La marca Perú, más allá de su fin comercial, ha sido asimilada por algunos como una visión de país que desproblematiza muchos de los retos que tenemos por delante. Varios políticos, empresarios y otros grupos de poder ponen mucho énfasis en lo publicitario como solución a la desigualdad, la crisis educativa, la polarización social y la economía. Desde esa perspectiva, no obstante, pareciéramos olvidar que el fin de las marcas es vender, y que si organizamos el país únicamente para su venta, entonces la prioridad ya no serán sus ciudadanos. Este dilema no es exclusivo del Perú; en el resto de la región latinoamericana crece la popularidad de la figura de los políticos-empresarios bajo la creencia de que gobernarán un país como gerencian una empresa, sin considerar tanto las complejidades de cada sociedad. Por ejemplo, ¿no es el actual alcalde de Miraflores, en Lima, un conocido empresario del turismo que no ha sabido conectar con un vecindario que ahora pide su vacancia?

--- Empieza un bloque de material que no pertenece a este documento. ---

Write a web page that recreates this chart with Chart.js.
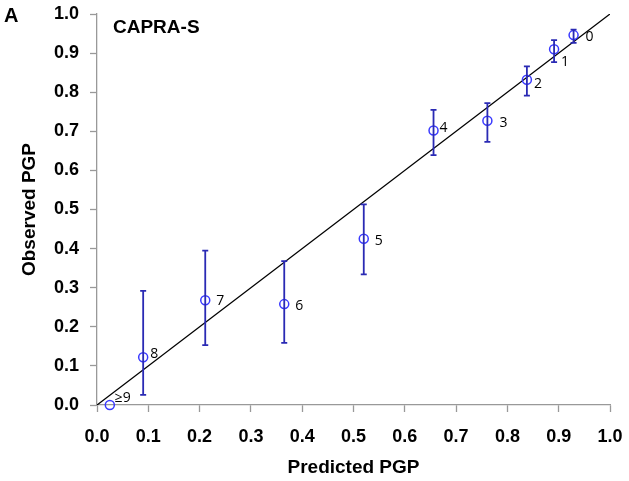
<!DOCTYPE html>
<html>
<head>
<meta charset="utf-8">
<script src="https://cdn.jsdelivr.net/npm/chart.js@4/dist/chart.umd.min.js"></script>
<style>
  html, body { margin: 0; padding: 0; background: #fff; }
  #wrap { width: 629px; height: 481px; position: relative; }
</style>
</head>
<body>
<div id="wrap"><canvas id="c" width="629" height="481"></canvas></div>
<script>
// ---- data ----
const scoreLabels = ["0", "1", "2", "3", "4", "5", "6", "7", "8", "\u22659"];
const predicted   = [0.929, 0.891, 0.838, 0.761, 0.656, 0.520, 0.365, 0.211, 0.090, 0.025];
const observed    = [0.946, 0.910, 0.832, 0.727, 0.702, 0.425, 0.258, 0.268, 0.122, 0.000];
const ciLower     = [0.926, 0.877, 0.791, 0.673, 0.639, 0.334, 0.159, 0.153, 0.026, null];
const ciUpper     = [0.960, 0.933, 0.866, 0.772, 0.755, 0.513, 0.368, 0.395, 0.292, null];
const axisTicks   = [0.0, 0.1, 0.2, 0.3, 0.4, 0.5, 0.6, 0.7, 0.8, 0.9, 1.0];
const identityLine = [{x: 0, y: 0}, {x: 1, y: 1}];

// label offsets (pixels) relative to each point
const labelOffsets = {
  "0": [12, 2], "1": [7, 13], "2": [7, 4], "3": [12, 2], "4": [6, -3],
  "5": [11, 2], "6": [11, 2], "7": [11, 1], "8": [7, -3], "\u22659": [5, -7]
};

const points = predicted.map((p, i) => ({x: p, y: observed[i]}));

const errorBarPlugin = {
  id: 'errorBars',
  afterDatasetsDraw(chart) {
    const ctx = chart.ctx;
    const xs = chart.scales.x, ys = chart.scales.y;
    ctx.save();
    ctx.strokeStyle = '#2a2ab4';
    ctx.lineWidth = 1.8;
    for (let i = 0; i < predicted.length; i++) {
      if (ciLower[i] == null) continue;
      const px = xs.getPixelForValue(predicted[i]);
      const yl = ys.getPixelForValue(ciLower[i]);
      const yu = ys.getPixelForValue(ciUpper[i]);
      ctx.beginPath();
      ctx.moveTo(px, yl); ctx.lineTo(px, yu);
      ctx.moveTo(px - 3, yl); ctx.lineTo(px + 3, yl);
      ctx.moveTo(px - 3, yu); ctx.lineTo(px + 3, yu);
      ctx.stroke();
    }
    // point labels
    ctx.fillStyle = '#000';
    ctx.font = '14px "Open Sans", "DejaVu Sans", sans-serif';
    ctx.textAlign = 'left';
    ctx.textBaseline = 'middle';
    for (let i = 0; i < predicted.length; i++) {
      const px = xs.getPixelForValue(predicted[i]);
      const py = ys.getPixelForValue(observed[i]);
      const off = labelOffsets[scoreLabels[i]];
      ctx.fillText(scoreLabels[i], px + off[0], py + off[1]);
    }
    // panel text
    const ca = chart.chartArea;
    ctx.font = 'bold 19px "Liberation Sans", Arial, sans-serif';
    ctx.textBaseline = 'alphabetic';
    ctx.fillText('CAPRA-S', ca.left + 16, ca.top + 19);
    ctx.font = 'bold 20px "Liberation Sans", Arial, sans-serif';
    ctx.fillText('A', 4, 22);
    ctx.restore();
  }
};

const tickFont = { family: '"Liberation Sans", Arial, sans-serif', size: 18, weight: 'bold' };
const titleFont = { family: '"Liberation Sans", Arial, sans-serif', size: 19, weight: 'bold' };

new Chart(document.getElementById('c'), {
  type: 'scatter',
  data: {
    datasets: [
      {
        label: 'Identity',
        data: identityLine,
        showLine: true,
        borderColor: '#000',
        borderWidth: 1.3,
        pointRadius: 0,
        pointHoverRadius: 0,
        fill: false,
        order: 2
      },
      {
        label: 'CAPRA-S',
        data: points,
        clip: false,
        pointStyle: 'circle',
        pointRadius: 4.5,
        pointBorderColor: '#3a3aff',
        pointBackgroundColor: 'rgba(0,0,0,0)',
        pointBorderWidth: 1.5,
        borderColor: '#3a3aff',
        backgroundColor: 'rgba(0,0,0,0)',
        order: 1
      }
    ]
  },
  options: {
    responsive: false,
    animation: false,
    devicePixelRatio: 1,
    layout: { padding: { top: 14, right: 19, bottom: 0, left: 0 } },
    plugins: { legend: { display: false }, tooltip: { enabled: false } },
    scales: {
      x: {
        type: 'linear', min: 0, max: 1,
        afterBuildTicks: (s) => { s.ticks = axisTicks.map(v => ({value: v})); },
        afterFit: (s) => { s.height = 76; s.paddingLeft = 0; s.paddingRight = 0; },
        grid: { drawOnChartArea: false, drawTicks: true, tickLength: 7, tickColor: '#999', tickWidth: 1.3 },
        border: { color: '#999', width: 1.3 },
        ticks: { color: '#000', font: tickFont, padding: 14, maxRotation: 0,
                 callback: (v) => Number(v).toFixed(1) },
        title: { display: true, text: 'Predicted PGP', color: '#000', font: titleFont,
                 padding: { top: 0, bottom: 1.6 } }
      },
      y: {
        type: 'linear', min: 0, max: 1,
        afterBuildTicks: (s) => { s.ticks = axisTicks.map(v => ({value: v})); },
        afterFit: (s) => { s.width = 97; s.paddingTop = 0; s.paddingBottom = 0; },
        grid: { drawOnChartArea: false, drawTicks: true, tickLength: 7, tickColor: '#999', tickWidth: 1.3 },
        border: { color: '#999', width: 1.3 },
        ticks: { color: '#000', font: tickFont, padding: 11,
                 callback: (v) => Number(v).toFixed(1) },
        title: { display: true, text: 'Observed PGP', color: '#000', font: titleFont,
                 padding: { top: 18, bottom: 0 } }
      }
    }
  },
  plugins: [errorBarPlugin]
});
</script>
</body>
</html>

Las marcas país, o marcas región, como la recién lanzada marca Ayacucho, cumplen un rol importante para la economía y la promoción comercial. Al mismo tiempo, nuestra sociedad, cultura y retos para el futuro son imposibles de encapsular en un logotipo o en un plato de ceviche.
Como dice la popular frase: Vamos por más. ¡A que sí!